I have been accused of being a “Google basher”.  This is rather unfair.  It would be hypocritical to use so many of their products and complain.    Google Now might well be called “Google Creepy”.  It draws on my email, calendar, gps, web searches and many many other bits of information I voluntarily hand over to them everyday.   And it gives me better advice.  It knows what I am really looking for.

Anyway you look at it, when you conduct a web search it is well worth sitting back and thinking about it:  “You have just got relevant information from the sum total of human data available on a vast international network in 0.8 seconds“.  That’s not quite how it says it at the bottom of every Google search, but it sure could boast if it wanted to.  Nothing comes close.

Which of course is why Apple bought Cue.  A desperate effort to get Siri slightly more intelligent by using what little social context you are willing to give it plus access to your mailbox.  Much like Apple’s humbling experience with maps, the point is to buy in some  know how.  Just enough new features for them to talk about at the next iPhone or iOs launch.  Enough to keep the fans happy.  But nowhere near as much substance as Google Now.
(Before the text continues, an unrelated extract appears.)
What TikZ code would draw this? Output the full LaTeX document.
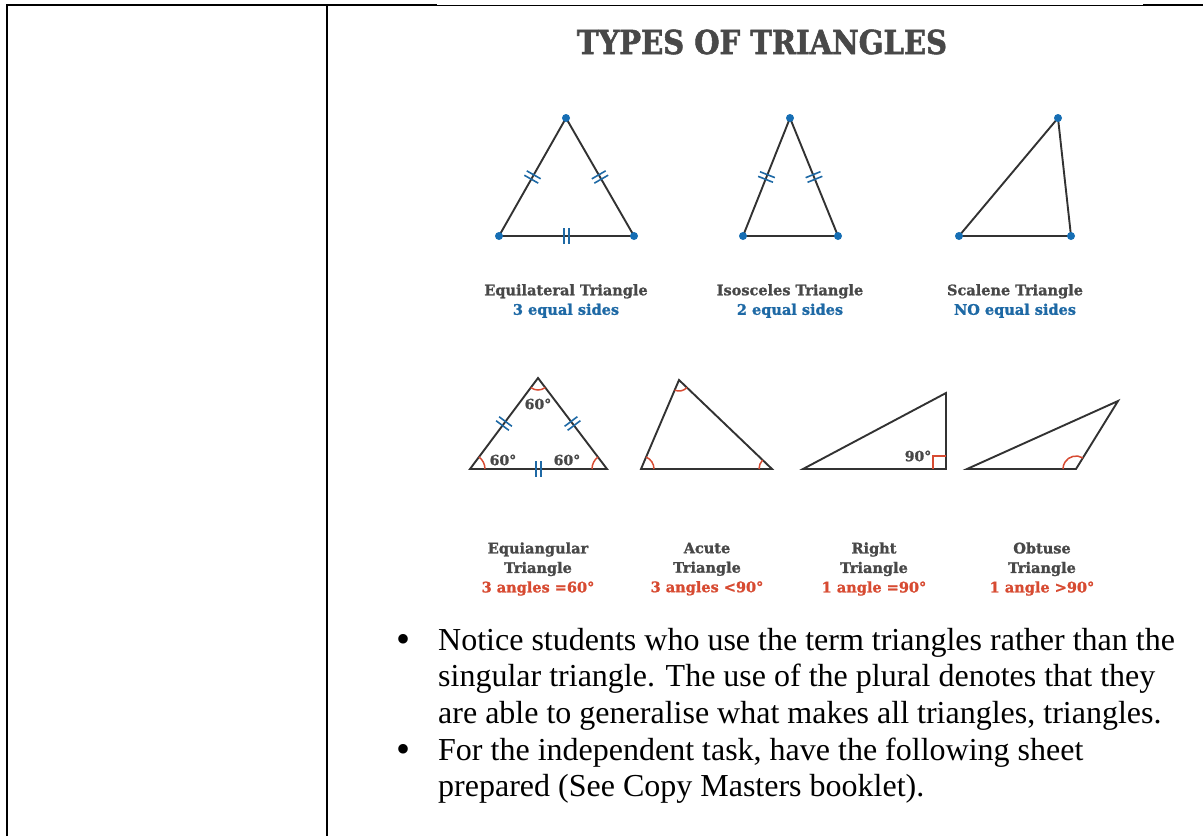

What this approach to customization is effectively doing is making it even harder to monitor what Apple and Google are doing with our data.  Like the Hummingbird changes to Google search, they are introducing an even bigger “not provided” category in Google Analytics.  You will not know how visitors got to your website as it is not a simple matter of keywords anymore.  It might be because Google Now algorithmically guessed really well, or it might be influenced by an Ad campaign or it might even be the NSA giving Google instructions to get you to land on a website.   We simply won’t know and there will be no way to reverse engineer it easily either.

So no, I’m not Google bashing.  I am in awe of the company’s ability to walk that fine line.  They persuade us that what they offer is so useful that it really is worth handing over personal data for it.     But Apple?  What exactly are they offering?